To begin, Nora is reunited with her old school friend Mrs. Linde, who’s older and wiser viewpoints act as a foil to Nora’s naive world views. As the play continues onward however, Nora’s role shifts to the wiser, empowered woman as she seeks a life independent from a male guardian, while Mrs. Linde returns back to her former love.
Likewise, in "Hedda Gabler" Mrs. Elvsted returns after a long absence from Hedda’s life. Though the women were never friends, they went to school together. Mrs. Elvsted remembers being tormented by Hedda and is still quite fearful of her. Mrs. Elvsted also acts as a foil to Hedda, but operates in an opposite manner as Mrs. Linde does to Nora. Mrs. Elvsted is a meek and caring woman who leaves her husband to pursue a relationship with Ejlert Lovborg, whom she assisted in creating the same manuscript that Hedda destroys. Mrs. Elvsted serves to further reveal the negative qualities that construct Hedda’s identity. Therefore the two estranged women are reintroduced into the protagonist’s lives in order to further the plot and to build a contrast between the foils and the protagonists. In "A Doll’s House" Mrs. Linde’s successful independence from a male inspires Nora to question her own marriage and her potential to achieve more. In "Hedda Gabler" Mrs. Elvsted’s fear of Hedda further demonstrates Hedda’s abhorrent qualities.

Also, throughout both plays each woman is preoccupied with an important man in her life completing an action of extreme significance to her. Arthur Ganz writes that both women, "dream of achieving self-realization by seeing an admired man perform an act of extraordinary courage. In each play the failure of the man to do what the heroine desires precipitates the decision by the heroine to take destiny into her own hands and separate herself drastically from the life she has previously known"(11). In "A Doll’s House" this manifests itself through the ‘miracle’ that Nora constructs within her mind. She imagines that Torvald will perform the very brave and heroic act of taking the blame for Nora’s forgery. When Torvald fails to act heroically, it gives Nora the final push she needs to leave him and face the world on her own.

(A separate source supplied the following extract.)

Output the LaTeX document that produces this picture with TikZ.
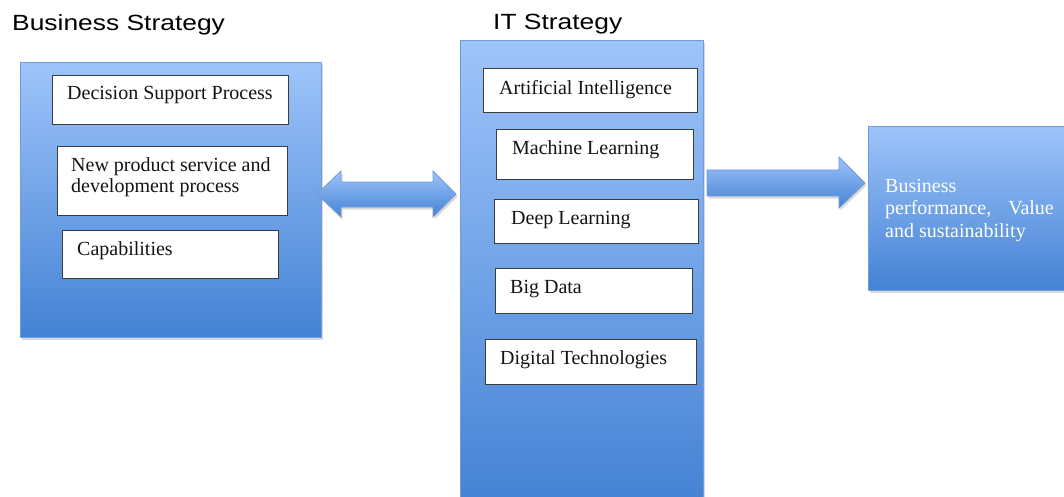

Similarly, Hedda Gabler continually mentions ‘vine leaves’ in Ejlert Lovborg’s hair. When Lovborg returns from a party without the symbolic freedom and fame that the vine leaves represent to her, she is extremely disappointed. She later tells Lovborg to have a beautiful death, and supplies him with a pistol. When she finds out that his death was actually a gruesome accident, she is horrified. Shortly after this realization, Hedda kills herself. Nora and Hedda both deposit all of their faith into one projected event, and when this event does not occur they are both completely crushed and remove themselves from their disappointed situations. It is in this manner that Nora and Hedda are most similar. They both place all of their hopes on one man, and when he does not fulfill their dreams, they seek them out elsewhere. Nora wanders off into the world to find her destiny, and Hedda meets destiny at the end of a gun.

Therefore, through comparative plot instances and characters, Ibsen has painted a portrait of two largely different women. Nora Helmer begins her story as a meek, unfilled woman who is struggling to hide a horrible secret, and ends the story as an independent entity striving to start life anew. Hedda Gabler begins her drama as a bored, self-absorbed and manipulative woman, who’s biggest concern is her own commonplace life. At the close of the play Hedda realizes that all she will ever be is ordinary, and chooses the grandeur of suicide instead. Though these women possess different temperaments and preoccupations, they both struggle to obtain freedom from a cage that their separate worlds have placed around them, and though they gain their independence in different ways, they both ultimately achieve freedom through their own actions.


Senior Member
I can't give you a full critique cause I'm neither in the mood nor do I have the time, but, I would suggest that you change your introduction to be more focused on the topic itself. Starting off with general, historical information, makes it seem more of a biography than a comparative essay.

I could be totally wrong, I only did a 5 second skim, in which it seemed that you were talking more about some specific work than the author himself.